Instructions to follow =>
Please restate, exactly as written, the lines running from the beginning of the material through the line that has "650, 700, 730];" in it.

Dataset section =>

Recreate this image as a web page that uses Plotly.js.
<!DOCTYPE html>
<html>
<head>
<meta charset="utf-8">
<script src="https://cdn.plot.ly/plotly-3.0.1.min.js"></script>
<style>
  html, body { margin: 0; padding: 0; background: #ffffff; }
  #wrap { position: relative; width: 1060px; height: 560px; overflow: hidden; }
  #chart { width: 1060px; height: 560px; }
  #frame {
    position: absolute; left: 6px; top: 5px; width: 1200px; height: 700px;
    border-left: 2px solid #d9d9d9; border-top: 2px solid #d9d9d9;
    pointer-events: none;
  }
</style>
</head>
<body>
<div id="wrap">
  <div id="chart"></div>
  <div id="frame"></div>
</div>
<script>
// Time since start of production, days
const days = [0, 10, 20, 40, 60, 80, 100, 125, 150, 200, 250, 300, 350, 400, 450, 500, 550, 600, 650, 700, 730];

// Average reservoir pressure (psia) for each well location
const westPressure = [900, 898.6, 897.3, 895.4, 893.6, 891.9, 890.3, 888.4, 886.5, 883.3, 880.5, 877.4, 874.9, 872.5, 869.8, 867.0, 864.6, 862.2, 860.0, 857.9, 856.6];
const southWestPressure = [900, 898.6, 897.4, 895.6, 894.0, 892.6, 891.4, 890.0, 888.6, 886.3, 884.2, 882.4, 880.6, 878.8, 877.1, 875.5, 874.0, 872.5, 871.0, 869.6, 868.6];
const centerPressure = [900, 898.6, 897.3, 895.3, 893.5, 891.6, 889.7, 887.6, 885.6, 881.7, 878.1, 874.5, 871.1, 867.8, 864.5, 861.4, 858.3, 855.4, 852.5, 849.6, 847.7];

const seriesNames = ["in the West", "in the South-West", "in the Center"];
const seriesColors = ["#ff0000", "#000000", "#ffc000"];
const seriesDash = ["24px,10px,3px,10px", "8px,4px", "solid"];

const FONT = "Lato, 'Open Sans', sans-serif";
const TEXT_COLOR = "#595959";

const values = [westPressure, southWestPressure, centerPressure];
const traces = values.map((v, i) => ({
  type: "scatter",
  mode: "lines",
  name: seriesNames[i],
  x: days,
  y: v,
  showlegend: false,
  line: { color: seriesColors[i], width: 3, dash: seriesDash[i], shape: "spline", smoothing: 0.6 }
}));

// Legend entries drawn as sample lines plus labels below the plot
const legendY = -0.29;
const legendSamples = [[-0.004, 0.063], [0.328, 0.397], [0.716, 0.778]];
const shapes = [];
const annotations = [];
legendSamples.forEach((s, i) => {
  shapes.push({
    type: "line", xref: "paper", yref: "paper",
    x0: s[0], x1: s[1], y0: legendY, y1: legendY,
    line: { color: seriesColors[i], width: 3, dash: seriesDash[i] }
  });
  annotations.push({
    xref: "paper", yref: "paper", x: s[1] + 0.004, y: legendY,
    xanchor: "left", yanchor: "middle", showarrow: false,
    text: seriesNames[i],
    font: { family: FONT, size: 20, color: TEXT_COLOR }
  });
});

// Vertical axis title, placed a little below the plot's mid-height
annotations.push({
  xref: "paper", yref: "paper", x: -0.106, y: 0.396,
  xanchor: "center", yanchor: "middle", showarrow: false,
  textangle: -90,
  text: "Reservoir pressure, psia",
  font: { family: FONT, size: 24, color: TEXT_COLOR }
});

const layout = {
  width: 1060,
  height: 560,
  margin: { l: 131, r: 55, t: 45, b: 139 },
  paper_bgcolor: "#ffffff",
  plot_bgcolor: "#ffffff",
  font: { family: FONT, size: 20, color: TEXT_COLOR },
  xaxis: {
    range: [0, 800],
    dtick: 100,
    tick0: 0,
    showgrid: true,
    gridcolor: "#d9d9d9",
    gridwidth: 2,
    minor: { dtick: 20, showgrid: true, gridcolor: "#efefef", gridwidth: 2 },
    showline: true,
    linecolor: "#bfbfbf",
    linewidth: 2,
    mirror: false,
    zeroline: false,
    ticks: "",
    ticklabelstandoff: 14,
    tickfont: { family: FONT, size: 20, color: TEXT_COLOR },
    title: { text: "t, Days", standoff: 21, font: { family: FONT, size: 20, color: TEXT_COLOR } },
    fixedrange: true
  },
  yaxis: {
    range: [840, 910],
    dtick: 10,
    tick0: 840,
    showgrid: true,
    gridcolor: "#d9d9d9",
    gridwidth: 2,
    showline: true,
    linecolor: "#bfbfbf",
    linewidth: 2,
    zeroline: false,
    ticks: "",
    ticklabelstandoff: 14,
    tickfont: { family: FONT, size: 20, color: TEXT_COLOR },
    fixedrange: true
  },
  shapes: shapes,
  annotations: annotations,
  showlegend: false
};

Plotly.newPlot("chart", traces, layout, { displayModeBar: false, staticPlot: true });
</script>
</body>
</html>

Final result =>
Recreate this image as a web page that uses Plotly.js.
<!DOCTYPE html>
<html>
<head>
<meta charset="utf-8">
<script src="https://cdn.plot.ly/plotly-3.0.1.min.js"></script>
<style>
  html, body { margin: 0; padding: 0; background: #ffffff; }
  #wrap { position: relative; width: 1060px; height: 560px; overflow: hidden; }
  #chart { width: 1060px; height: 560px; }
  #frame {
    position: absolute; left: 6px; top: 5px; width: 1200px; height: 700px;
    border-left: 2px solid #d9d9d9; border-top: 2px solid #d9d9d9;
    pointer-events: none;
  }
</style>
</head>
<body>
<div id="wrap">
  <div id="chart"></div>
  <div id="frame"></div>
</div>
<script>
// Time since start of production, days
const days = [0, 10, 20, 40, 60, 80, 100, 125, 150, 200, 250, 300, 350, 400, 450, 500, 550, 600, 650, 700, 730];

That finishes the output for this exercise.